Nach Angaben aus Verhandlungskreisen wird immer noch darüber gestritten, ob die Bank eine in der Krise erhaltene Finanzspritze von zehn Milliarden Euro zurückzahlen soll, und welchen Beitrag die bayerischen Sparkassen als früherer Großgesellschafter leisten müssen.

Almunia stellt Forderungen

Almunia zufolge hat die 2008 ausgebrochene Finanzkrise einen gravierenden Fehler in der Binnenmarktpolitik der Europäischen Union sichtbar gemacht. Die Europäer hätten schlicht versagt dabei, sich gemeinsame Instrumente an die Hand zu geben, um grenzüberschreitende Finanzgeschäfte zu koordinieren und mit nationalen Maßnahmen abzugleichen.

Schon lange vor dem Zusammenbruch der amerikanischen Investmentbank Lehman Brothers musste sich die Wettbewerbsbehörde um die Restrukturierung europäischer Banken kümmern, beispielsweise um die Northern Rock in Großbritannien, die dänische Roskilde Bank sowie die deutschen Sorgenkinder: die Sächsische Landesbank, die WestLB und die Deutsche Industriebank IKB. Und im September 2008, direkt nach der Eskalation der Finanzkrise, standen große Banken praktisch Schlange, um gerettet zu werden, darunter die britische Lloyds, die deutsche Commerzbank, die Hypo Real Estate aus München sowie die französischen und belgischen Banken Dexia, Fortis und ING.

Nur mit Hilfe von kurzfristig verabschiedeten Notfallregeln, die es unter bestimmten Voraussetzungen erlauben, die Banken staatlich zu stützen, sei es gelungen, die Institute schnell zu retten. Diese Notfallregeln umfassen drei Hauptziele: Sie sichern die finanzielle Stabilität, sie bewahren den europäischen Binnenmarkt vor Schäden, und sie zwingen die Hilfsempfänger dazu, ihr Geschäft so umzubauen, dass sie langfristig ohne staatliche Hilfen existieren können.

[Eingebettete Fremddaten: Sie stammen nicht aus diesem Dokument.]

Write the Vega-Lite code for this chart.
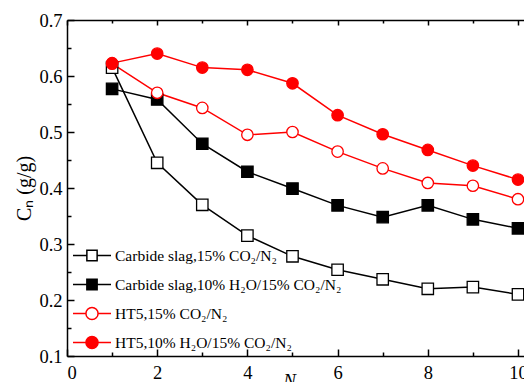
{
  "$schema": "https://vega.github.io/schema/vega-lite/v6.json",
  "width": 460,
  "height": 336,
  "autosize": "none",
  "padding": {"left": 67, "top": 20, "right": 0, "bottom": 26},
  "background": "white",
  "config": {
    "view": {"stroke": null},
    "font": "Liberation Serif",
    "axis": {
      "domainColor": "#000000",
      "domainWidth": 1.5,
      "tickColor": "#000000",
      "tickWidth": 1.5,
      "labelFont": "Liberation Serif",
      "labelFontSize": 18.5,
      "labelColor": "#000000",
      "titleFont": "Liberation Serif",
      "titleColor": "#000000",
      "titleFontWeight": "normal",
      "grid": false,
      "labelOverlap": false
    },
    "legend": {
      "labelFont": "Liberation Serif",
      "labelFontSize": 15.5,
      "labelColor": "#000000",
      "labelLimit": 400
    }
  },
  "data": {
    "values": [
      {"N": 1, "C": 0.615, "series": "Carbide slag,15% CO₂/N₂"},
      {"N": 2, "C": 0.445, "series": "Carbide slag,15% CO₂/N₂"},
      {"N": 3, "C": 0.370, "series": "Carbide slag,15% CO₂/N₂"},
      {"N": 4, "C": 0.315, "series": "Carbide slag,15% CO₂/N₂"},
      {"N": 5, "C": 0.278, "series": "Carbide slag,15% CO₂/N₂"},
      {"N": 6, "C": 0.254, "series": "Carbide slag,15% CO₂/N₂"},
      {"N": 7, "C": 0.237, "series": "Carbide slag,15% CO₂/N₂"},
      {"N": 8, "C": 0.220, "series": "Carbide slag,15% CO₂/N₂"},
      {"N": 9, "C": 0.223, "series": "Carbide slag,15% CO₂/N₂"},
      {"N": 10, "C": 0.210, "series": "Carbide slag,15% CO₂/N₂"},
      {"N": 1, "C": 0.577, "series": "Carbide slag,10% H₂O/15% CO₂/N₂"},
      {"N": 2, "C": 0.558, "series": "Carbide slag,10% H₂O/15% CO₂/N₂"},
      {"N": 3, "C": 0.479, "series": "Carbide slag,10% H₂O/15% CO₂/N₂"},
      {"N": 4, "C": 0.429, "series": "Carbide slag,10% H₂O/15% CO₂/N₂"},
      {"N": 5, "C": 0.399, "series": "Carbide slag,10% H₂O/15% CO₂/N₂"},
      {"N": 6, "C": 0.369, "series": "Carbide slag,10% H₂O/15% CO₂/N₂"},
      {"N": 7, "C": 0.348, "series": "Carbide slag,10% H₂O/15% CO₂/N₂"},
      {"N": 8, "C": 0.369, "series": "Carbide slag,10% H₂O/15% CO₂/N₂"},
      {"N": 9, "C": 0.344, "series": "Carbide slag,10% H₂O/15% CO₂/N₂"},
      {"N": 10, "C": 0.328, "series": "Carbide slag,10% H₂O/15% CO₂/N₂"},
      {"N": 1, "C": 0.622, "series": "HT5,15% CO₂/N₂"},
      {"N": 2, "C": 0.570, "series": "HT5,15% CO₂/N₂"},
      {"N": 3, "C": 0.543, "series": "HT5,15% CO₂/N₂"},
      {"N": 4, "C": 0.495, "series": "HT5,15% CO₂/N₂"},
      {"N": 5, "C": 0.500, "series": "HT5,15% CO₂/N₂"},
      {"N": 6, "C": 0.465, "series": "HT5,15% CO₂/N₂"},
      {"N": 7, "C": 0.435, "series": "HT5,15% CO₂/N₂"},
      {"N": 8, "C": 0.409, "series": "HT5,15% CO₂/N₂"},
      {"N": 9, "C": 0.404, "series": "HT5,15% CO₂/N₂"},
      {"N": 10, "C": 0.380, "series": "HT5,15% CO₂/N₂"},
      {"N": 1, "C": 0.623, "series": "HT5,10% H₂O/15% CO₂/N₂"},
      {"N": 2, "C": 0.640, "series": "HT5,10% H₂O/15% CO₂/N₂"},
      {"N": 3, "C": 0.615, "series": "HT5,10% H₂O/15% CO₂/N₂"},
      {"N": 4, "C": 0.611, "series": "HT5,10% H₂O/15% CO₂/N₂"},
      {"N": 5, "C": 0.587, "series": "HT5,10% H₂O/15% CO₂/N₂"},
      {"N": 6, "C": 0.530, "series": "HT5,10% H₂O/15% CO₂/N₂"},
      {"N": 7, "C": 0.496, "series": "HT5,10% H₂O/15% CO₂/N₂"},
      {"N": 8, "C": 0.468, "series": "HT5,10% H₂O/15% CO₂/N₂"},
      {"N": 9, "C": 0.440, "series": "HT5,10% H₂O/15% CO₂/N₂"},
      {"N": 10, "C": 0.415, "series": "HT5,10% H₂O/15% CO₂/N₂"}
    ]
  },
  "layer": [
    {
      "mark": {"type": "line", "strokeWidth": 1.5},
      "encoding": {
        "x": {
          "field": "N", "type": "quantitative",
          "scale": {"domain": [0, 10.2], "nice": false, "zero": false},
          "axis": {
            "orient": "bottom",
            "values": [0, 2, 4, 6, 8, 10],
            "tickSize": -7,
            "labelPadding": 14,
            "labelFont": "Liberation Serif",
            "title": "N",
            "titleFont": "Liberation Serif",
            "titleFontStyle": "italic",
            "titleFontSize": 19,
            "titleX": 222,
            "titleY": 15,
            "titleBaseline": "top"
          }
        },
        "y": {
          "field": "C", "type": "quantitative",
          "scale": {"domain": [0.1, 0.7], "nice": false, "zero": false},
          "axis": {
            "values": [0.1, 0.2, 0.3, 0.4, 0.5, 0.6, 0.7],
            "format": ".1f",
            "tickSize": -7,
            "labelPadding": 12,
            "labelFont": "Liberation Serif",
            "title": "Cₙ (g/g)",
            "titleFont": "Liberation Serif",
            "titleFontSize": 20,
            "titlePadding": 4
          }
        },
        "stroke": {
          "field": "series", "type": "nominal",
          "scale": {
            "domain": ["Carbide slag,15% CO₂/N₂", "Carbide slag,10% H₂O/15% CO₂/N₂", "HT5,15% CO₂/N₂", "HT5,10% H₂O/15% CO₂/N₂"],
            "range": ["#000000", "#000000", "#ff0000", "#ff0000"]
          },
          "legend": null
        },
        "detail": {"field": "series"}
      }
    },
    {
      "mark": {"type": "point", "filled": false, "strokeWidth": 1.3, "opacity": 1},
      "encoding": {
        "x": {
          "field": "N", "type": "quantitative",
          "axis": {
            "orient": "bottom",
            "values": [1, 3, 5, 7, 9],
            "tickSize": -4,
            "labels": false,
            "domain": false,
            "title": null
          }
        },
        "y": {
          "field": "C", "type": "quantitative",
          "axis": {
            "orient": "left",
            "values": [0.15, 0.25, 0.35, 0.45, 0.55, 0.65],
            "tickSize": -4,
            "labels": false,
            "domain": false,
            "title": null
          }
        },
        "shape": {
          "field": "series", "type": "nominal",
          "scale": {
            "domain": ["Carbide slag,15% CO₂/N₂", "Carbide slag,10% H₂O/15% CO₂/N₂", "HT5,15% CO₂/N₂", "HT5,10% H₂O/15% CO₂/N₂"],
            "range": ["square", "square", "circle", "circle"]
          },
          "legend": null
        },
        "size": {"value": 130},
        "fill": {
          "field": "series", "type": "nominal",
          "scale": {
            "domain": ["Carbide slag,15% CO₂/N₂", "Carbide slag,10% H₂O/15% CO₂/N₂", "HT5,15% CO₂/N₂", "HT5,10% H₂O/15% CO₂/N₂"],
            "range": ["#ffffff", "#000000", "#ffffff", "#ff0000"]
          },
          "legend": null
        },
        "stroke": {
          "field": "series", "type": "nominal",
          "scale": {
            "domain": ["Carbide slag,15% CO₂/N₂", "Carbide slag,10% H₂O/15% CO₂/N₂", "HT5,15% CO₂/N₂", "HT5,10% H₂O/15% CO₂/N₂"],
            "range": ["#000000", "#000000", "#ff0000", "#ff0000"]
          },
          "legend": null
        }
      }
    },
    {
      "mark": {"type": "rule", "opacity": 0},
      "encoding": {
        "x": {
          "field": "N", "type": "quantitative",
          "axis": {
            "orient": "top",
            "values": [0, 2, 4, 6, 8, 10],
            "labels": false,
            "tickSize": -5,
            "title": null
          }
        },
        "y": {"field": "C", "type": "quantitative", "axis": null}
      }
    },
    {
      "mark": {"type": "rule", "opacity": 0},
      "encoding": {
        "x": {
          "field": "N", "type": "quantitative",
          "axis": {
            "orient": "top",
            "values": [1, 3, 5, 7, 9],
            "labels": false,
            "domain": false,
            "tickSize": -3,
            "title": null
          }
        },
        "y": {"field": "C", "type": "quantitative", "axis": null}
      }
    },
    {
      "transform": [{"filter": "datum.N > 100"}],
      "mark": {"type": "point", "filled": false, "strokeWidth": 1.5, "opacity": 1},
      "encoding": {
        "x": {"field": "N", "type": "quantitative", "axis": null},
        "y": {"field": "C", "type": "quantitative", "axis": null},
        "shape": {
          "field": "series", "type": "nominal",
          "scale": {
            "domain": ["Carbide slag,15% CO₂/N₂", "Carbide slag,10% H₂O/15% CO₂/N₂", "HT5,15% CO₂/N₂", "HT5,10% H₂O/15% CO₂/N₂"],
            "range": [
              "M-1,0H-0.27M0.27,0H1M-0.27,-0.27H0.27V0.27H-0.27Z",
              "M-1,0H-0.27M0.27,0H1M-0.27,-0.27H0.27V0.27H-0.27Z",
              "M-1,0H-0.32M0.32,0H1M0.32,0A0.32,0.32,0,1,1,-0.32,0A0.32,0.32,0,1,1,0.32,0Z",
              "M-1,0H-0.32M0.32,0H1M0.32,0A0.32,0.32,0,1,1,-0.32,0A0.32,0.32,0,1,1,0.32,0Z"
            ]
          },
          "legend": {
            "title": null,
            "orient": "none",
            "legendX": 5,
            "legendY": 221,
            "padding": 0,
            "symbolSize": 1444,
            "symbolStrokeWidth": 1.5,
            "clipHeight": 29,
            "rowPadding": 0,
            "labelOffset": 3
          }
        },
        "fill": {
          "field": "series", "type": "nominal",
          "scale": {
            "domain": ["Carbide slag,15% CO₂/N₂", "Carbide slag,10% H₂O/15% CO₂/N₂", "HT5,15% CO₂/N₂", "HT5,10% H₂O/15% CO₂/N₂"],
            "range": ["#ffffff", "#000000", "#ffffff", "#ff0000"]
          },
          "legend": {
            "title": null,
            "orient": "none",
            "legendX": 5,
            "legendY": 221,
            "padding": 0,
            "symbolSize": 1444,
            "symbolStrokeWidth": 1.5,
            "clipHeight": 29,
            "rowPadding": 0,
            "labelOffset": 3
          }
        },
        "stroke": {
          "field": "series", "type": "nominal",
          "scale": {
            "domain": ["Carbide slag,15% CO₂/N₂", "Carbide slag,10% H₂O/15% CO₂/N₂", "HT5,15% CO₂/N₂", "HT5,10% H₂O/15% CO₂/N₂"],
            "range": ["#000000", "#000000", "#ff0000", "#ff0000"]
          },
          "legend": {
            "title": null,
            "orient": "none",
            "legendX": 5,
            "legendY": 221,
            "padding": 0,
            "symbolSize": 1444,
            "symbolStrokeWidth": 1.5,
            "clipHeight": 29,
            "rowPadding": 0,
            "labelOffset": 3
          }
        }
      }
    }
  ],
  "resolve": {
    "axis": {"x": "independent", "y": "independent"},
    "scale": {"shape": "independent", "fill": "independent", "stroke": "independent"},
    "legend": {"shape": "independent", "fill": "independent", "stroke": "independent"}
  }
}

Drei Jahre später, so Almunia weiter, seien die Notfallregeln immer noch in Kraft - "und sie sind das einzige Instrument zur europaweiten Koordination geblieben, auf das sich die Mitgliedsstaaten überhaupt einigen konnten", kritisiert der Wettbewerbshüter. Seit der Einführung der Regeln im Jahr 2008 wurden insgesamt 42 Banken gerettet, mit weitere 23 Instituten laufen die Verhandlungen noch, darunter mit den spanischen Sparkassen.

Almunia forderte die Banken auf, alle Vorgaben einzuhalten. Das seien sie den Millionen von Steuerzahlern in Europa schuldig, deren Anstrengungen es überhaupt zu verdanken ist, "dass die europäischen Banken seit dem Beginn der Krise eine so riesige finanzielle Unterstützung erhalten konnten", sagte der spanische Kommissar.